A recent press release perpetuates the willful ignorance of modern ossified astronomy: “[A] team of astronomers has found the strongest link so far between the most powerful bursts of star formation in the early Universe, [sic] and the most massive galaxies found today.”
The finding is “the way that bright, distant galaxies are gathered together in groups or clusters.” Where they looked to find this is the Chandra Deep Field South. Where is that?
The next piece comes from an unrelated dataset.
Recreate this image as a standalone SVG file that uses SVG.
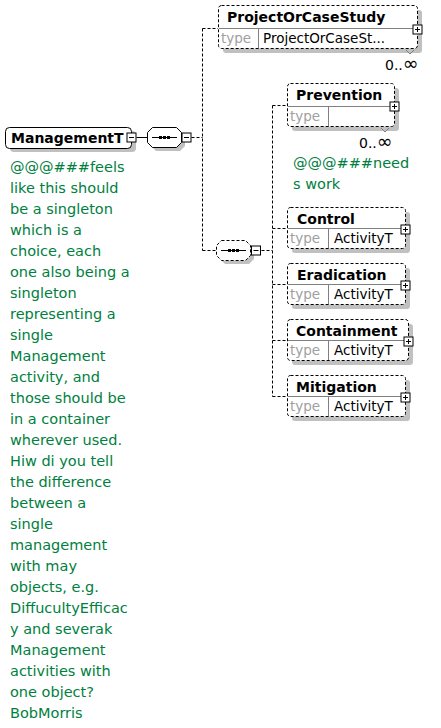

It’s ten degrees northeast of Fornax A, at the end of the line of clusters, quasars, BL Lacs, radio galaxies, and x-ray sources that Arp plotted in the figures 6-16 and 6-18. The “bright” and the “distant” in the finding are not in the sky but in astronomers’ presumptions.
Later in the press release, the cluster galaxies are called “starburst” (because they are blue and immersed in x-ray radiation) and noted to be “clustered in a very similar way to quasars.” No surprise there: They are part of the same clustering as the quasars. And the BL Lacs. And the radio galaxies. And the x-ray sources. Obviously (everything is obvious once you understand it and imperceptible until you do), the various objects have been ejected from Fornax A.
The “strongest link”—later called a “clear link”—between the alleged early galaxies and today’s massive galaxies turns out to be a computer simulation based on…presumptions about dark matter. Of course, astronomers can’t call them presumptions—that would be uncomfortably close to recognizing their willful ignorance. So they call it “measuring the masses of the dark matter halos around the galaxies,” thereby making a calculation based on a presumption spawned by denial of discrepant observations seem empirical. The “link” is no connection at all beyond that of wishful belief.
The consensus purblindness is obvious, embarrassing, and shameful. Since most of modern astronomy is funded by public monies and sold to the public as science, the enterprise is fraudulent. Fourteen years after Arp saw red, the outrage continues.